== JOB ==
Omit all pictures. Copy the rest of the material exactly.

=====

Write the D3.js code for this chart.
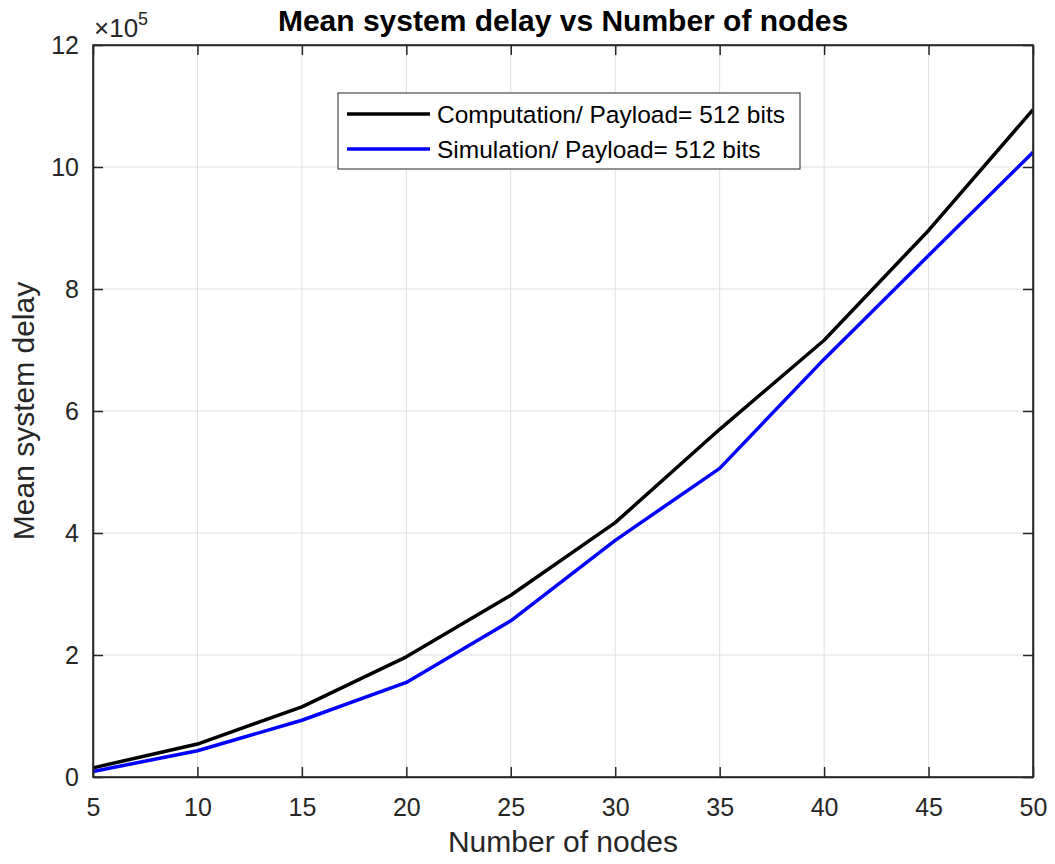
<!DOCTYPE html>
<html><head><meta charset="utf-8">
<script src="https://cdn.jsdelivr.net/npm/d3@7"></script>
<style>body{margin:0;background:#fff;}text{font-family:"Liberation Sans",Arial,sans-serif;}</style>
</head><body>
<svg id="chart" width="1055" height="864"></svg>
<script>
const nodes = [5,10,15,20,25,30,35,40,45,50];
const computation = [0.15,0.54,1.15,1.97,2.98,4.17,5.70,7.16,8.96,10.94];
const simulation = [0.09,0.43,0.93,1.55,2.56,3.88,5.06,6.85,8.55,10.24];
const xTicks = [5,10,15,20,25,30,35,40,45,50];
const yTicks = [0,2,4,6,8,10,12];
const seriesNames = ["Computation/ Payload= 512 bits","Simulation/ Payload= 512 bits"];
const seriesColors = ["#000000","#0000ff"];

const svg = d3.select("#chart");
const L=93,R=1033,T=45,B=777;
const x = d3.scaleLinear().domain([5,50]).range([L,R]);
const y = d3.scaleLinear().domain([0,12]).range([B,T]);
const axc="#262626";

// grid
svg.append("g").selectAll("line").data(xTicks).join("line")
  .attr("x1",d=>x(d)).attr("x2",d=>x(d)).attr("y1",T).attr("y2",B)
  .attr("stroke","#dfdfdf").attr("stroke-width",1);
svg.append("g").selectAll("line").data(yTicks).join("line")
  .attr("y1",d=>y(d)).attr("y2",d=>y(d)).attr("x1",L).attr("x2",R)
  .attr("stroke","#dfdfdf").attr("stroke-width",1);

// data lines
const line = d3.line().x((d,i)=>x(nodes[i])).y(d=>y(d));
[computation,simulation].forEach((s,k)=>{
  svg.append("path").datum(s).attr("d",line).attr("fill","none")
    .attr("stroke",seriesColors[k]).attr("stroke-width",3.5).attr("stroke-linejoin","round");
});

// axes (box) with inward ticks
const gx = svg.append("g").attr("transform",`translate(0,${B})`)
  .call(d3.axisBottom(x).tickValues(xTicks).tickSizeInner(-10).tickSizeOuter(0).tickPadding(21));
const gxt = svg.append("g").attr("transform",`translate(0,${T})`)
  .call(d3.axisTop(x).tickValues(xTicks).tickSizeInner(-10).tickSizeOuter(0).tickFormat(""));
const gy = svg.append("g").attr("transform",`translate(${L},0)`)
  .call(d3.axisLeft(y).tickValues(yTicks).tickSizeInner(-10).tickSizeOuter(0).tickPadding(14));
const gyr = svg.append("g").attr("transform",`translate(${R},0)`)
  .call(d3.axisRight(y).tickValues(yTicks).tickSizeInner(-10).tickSizeOuter(0).tickFormat(""));
[gx,gxt,gy,gyr].forEach(g=>{
  g.select(".domain").attr("stroke",axc).attr("stroke-width",1.5);
  g.selectAll(".tick line").attr("stroke",axc).attr("stroke-width",1.5);
  g.selectAll(".tick text").attr("fill",axc).style("font-size","25px").style("font-family","Liberation Sans, Arial, sans-serif");
});
gx.selectAll(".tick text").attr("dy","0.71em");
gy.selectAll(".tick text").attr("dy","0.35em");
svg.append("rect").attr("x",L).attr("y",T).attr("width",R-L).attr("height",B-T)
  .attr("fill","none").attr("stroke",axc).attr("stroke-width",1.5);

// exponent
const ex = svg.append("text").attr("x",94).attr("y",37).attr("fill",axc).style("font-size","26px");
ex.append("tspan").text("\u00d710");
ex.append("tspan").attr("dy",-12).style("font-size","18px").text("5");

// title
svg.append("text").attr("x",(L+R)/2).attr("y",31).attr("text-anchor","middle")
  .style("font-size","30px").style("font-weight","bold").attr("fill","#000").text("Mean system delay vs Number of nodes");
// axis labels
svg.append("text").attr("x",(L+R)/2).attr("y",852).attr("text-anchor","middle")
  .style("font-size","30px").attr("fill",axc).text("Number of nodes");
svg.append("text").attr("transform",`translate(34,${(T+B)/2}) rotate(-90)`).attr("text-anchor","middle")
  .style("font-size","30px").attr("fill",axc).text("Mean system delay");

// legend
const lg = svg.append("g");
lg.append("rect").attr("x",338).attr("y",93).attr("width",462).attr("height",76)
  .attr("fill","#fff").attr("stroke","#262626").attr("stroke-width",1);
seriesNames.forEach((n,k)=>{
  const yy = 114 + k*35;
  lg.append("line").attr("x1",347).attr("x2",430).attr("y1",yy).attr("y2",yy)
    .attr("stroke",seriesColors[k]).attr("stroke-width",3.5);
  lg.append("text").attr("x",437).attr("y",yy).attr("dy","0.35em").style("font-size","24.5px")
    .attr("fill","#000").text(n);
});
</script>
</body></html>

=====

== RESPONSE TO THIS EXERCISE ==
Write the D3.js code for this chart.
<!DOCTYPE html>
<html><head><meta charset="utf-8">
<script src="https://cdn.jsdelivr.net/npm/d3@7"></script>
<style>body{margin:0;background:#fff;}text{font-family:"Liberation Sans",Arial,sans-serif;}</style>
</head><body>
<svg id="chart" width="1055" height="864"></svg>
<script>
const nodes = [5,10,15,20,25,30,35,40,45,50];
const computation = [0.15,0.54,1.15,1.97,2.98,4.17,5.70,7.16,8.96,10.94];
const simulation = [0.09,0.43,0.93,1.55,2.56,3.88,5.06,6.85,8.55,10.24];
const xTicks = [5,10,15,20,25,30,35,40,45,50];
const yTicks = [0,2,4,6,8,10,12];
const seriesNames = ["Computation/ Payload= 512 bits","Simulation/ Payload= 512 bits"];
const seriesColors = ["#000000","#0000ff"];

const svg = d3.select("#chart");
const L=93,R=1033,T=45,B=777;
const x = d3.scaleLinear().domain([5,50]).range([L,R]);
const y = d3.scaleLinear().domain([0,12]).range([B,T]);
const axc="#262626";

// grid
svg.append("g").selectAll("line").data(xTicks).join("line")
  .attr("x1",d=>x(d)).attr("x2",d=>x(d)).attr("y1",T).attr("y2",B)
  .attr("stroke","#dfdfdf").attr("stroke-width",1);
svg.append("g").selectAll("line").data(yTicks).join("line")
  .attr("y1",d=>y(d)).attr("y2",d=>y(d)).attr("x1",L).attr("x2",R)
  .attr("stroke","#dfdfdf").attr("stroke-width",1);

// data lines
const line = d3.line().x((d,i)=>x(nodes[i])).y(d=>y(d));
[computation,simulation].forEach((s,k)=>{
  svg.append("path").datum(s).attr("d",line).attr("fill","none")
    .attr("stroke",seriesColors[k]).attr("stroke-width",3.5).attr("stroke-linejoin","round");
});

// axes (box) with inward ticks
const gx = svg.append("g").attr("transform",`translate(0,${B})`)
  .call(d3.axisBottom(x).tickValues(xTicks).tickSizeInner(-10).tickSizeOuter(0).tickPadding(21));
const gxt = svg.append("g").attr("transform",`translate(0,${T})`)
  .call(d3.axisTop(x).tickValues(xTicks).tickSizeInner(-10).tickSizeOuter(0).tickFormat(""));
const gy = svg.append("g").attr("transform",`translate(${L},0)`)
  .call(d3.axisLeft(y).tickValues(yTicks).tickSizeInner(-10).tickSizeOuter(0).tickPadding(14));
const gyr = svg.append("g").attr("transform",`translate(${R},0)`)
  .call(d3.axisRight(y).tickValues(yTicks).tickSizeInner(-10).tickSizeOuter(0).tickFormat(""));
[gx,gxt,gy,gyr].forEach(g=>{
  g.select(".domain").attr("stroke",axc).attr("stroke-width",1.5);
  g.selectAll(".tick line").attr("stroke",axc).attr("stroke-width",1.5);
  g.selectAll(".tick text").attr("fill",axc).style("font-size","25px").style("font-family","Liberation Sans, Arial, sans-serif");
});
gx.selectAll(".tick text").attr("dy","0.71em");
gy.selectAll(".tick text").attr("dy","0.35em");
svg.append("rect").attr("x",L).attr("y",T).attr("width",R-L).attr("height",B-T)
  .attr("fill","none").attr("stroke",axc).attr("stroke-width",1.5);

// exponent
const ex = svg.append("text").attr("x",94).attr("y",37).attr("fill",axc).style("font-size","26px");
ex.append("tspan").text("\u00d710");
ex.append("tspan").attr("dy",-12).style("font-size","18px").text("5");

// title
svg.append("text").attr("x",(L+R)/2).attr("y",31).attr("text-anchor","middle")
  .style("font-size","30px").style("font-weight","bold").attr("fill","#000").text("Mean system delay vs Number of nodes");
// axis labels
svg.append("text").attr("x",(L+R)/2).attr("y",852).attr("text-anchor","middle")
  .style("font-size","30px").attr("fill",axc).text("Number of nodes");
svg.append("text").attr("transform",`translate(34,${(T+B)/2}) rotate(-90)`).attr("text-anchor","middle")
  .style("font-size","30px").attr("fill",axc).text("Mean system delay");

// legend
const lg = svg.append("g");
lg.append("rect").attr("x",338).attr("y",93).attr("width",462).attr("height",76)
  .attr("fill","#fff").attr("stroke","#262626").attr("stroke-width",1);
seriesNames.forEach((n,k)=>{
  const yy = 114 + k*35;
  lg.append("line").attr("x1",347).attr("x2",430).attr("y1",yy).attr("y2",yy)
    .attr("stroke",seriesColors[k]).attr("stroke-width",3.5);
  lg.append("text").attr("x",437).attr("y",yy).attr("dy","0.35em").style("font-size","24.5px")
    .attr("fill","#000").text(n);
});
</script>
</body></html>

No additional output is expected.